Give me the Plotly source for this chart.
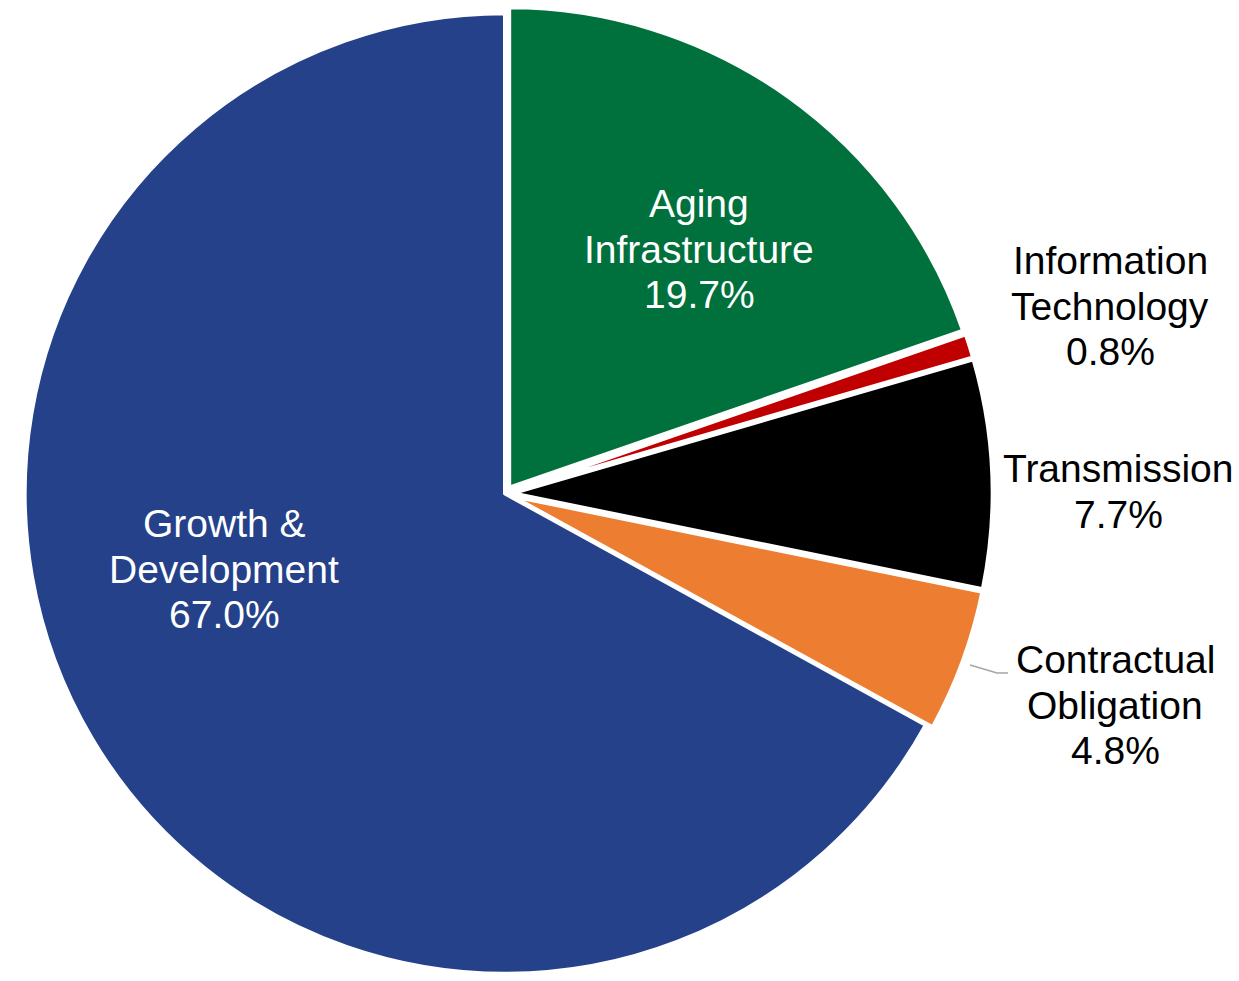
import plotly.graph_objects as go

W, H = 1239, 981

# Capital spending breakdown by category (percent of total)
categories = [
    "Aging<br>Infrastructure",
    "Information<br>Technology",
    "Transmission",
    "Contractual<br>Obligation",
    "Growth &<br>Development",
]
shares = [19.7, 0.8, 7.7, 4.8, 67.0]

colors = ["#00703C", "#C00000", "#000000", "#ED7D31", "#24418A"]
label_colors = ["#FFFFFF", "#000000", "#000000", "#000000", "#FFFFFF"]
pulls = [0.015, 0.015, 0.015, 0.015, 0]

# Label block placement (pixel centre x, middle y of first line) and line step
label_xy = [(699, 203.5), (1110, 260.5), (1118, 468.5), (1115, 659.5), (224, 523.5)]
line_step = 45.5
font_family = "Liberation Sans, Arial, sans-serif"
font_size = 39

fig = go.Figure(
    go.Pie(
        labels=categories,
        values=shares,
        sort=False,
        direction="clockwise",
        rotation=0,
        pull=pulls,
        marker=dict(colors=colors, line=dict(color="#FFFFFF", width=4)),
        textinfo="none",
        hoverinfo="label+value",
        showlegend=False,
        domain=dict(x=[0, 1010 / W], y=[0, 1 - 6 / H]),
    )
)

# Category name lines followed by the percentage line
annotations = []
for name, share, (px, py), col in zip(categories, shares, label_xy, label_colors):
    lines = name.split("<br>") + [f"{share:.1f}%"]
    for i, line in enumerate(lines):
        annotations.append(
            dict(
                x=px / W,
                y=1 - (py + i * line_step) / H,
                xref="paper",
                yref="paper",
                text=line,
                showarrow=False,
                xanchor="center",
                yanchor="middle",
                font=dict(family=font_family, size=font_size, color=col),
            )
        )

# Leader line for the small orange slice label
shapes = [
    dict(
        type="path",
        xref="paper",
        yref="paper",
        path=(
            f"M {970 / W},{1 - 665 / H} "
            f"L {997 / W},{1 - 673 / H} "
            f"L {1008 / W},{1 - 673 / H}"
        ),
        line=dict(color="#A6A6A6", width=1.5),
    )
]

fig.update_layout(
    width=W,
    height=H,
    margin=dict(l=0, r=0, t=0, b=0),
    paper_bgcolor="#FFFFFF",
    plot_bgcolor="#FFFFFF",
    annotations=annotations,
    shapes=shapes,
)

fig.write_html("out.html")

- Task goal:
Write down every line from the opening of the listing to the line with "shares = [19.7, 0.8, 7.7, 4.8, 67.0]", both included, and nothing else; the pictures are omitted.

- Result for this task:
Give me the Plotly source for this chart.
import plotly.graph_objects as go

W, H = 1239, 981

# Capital spending breakdown by category (percent of total)
categories = [
    "Aging<br>Infrastructure",
    "Information<br>Technology",
    "Transmission",
    "Contractual<br>Obligation",
    "Growth &<br>Development",
]
shares = [19.7, 0.8, 7.7, 4.8, 67.0]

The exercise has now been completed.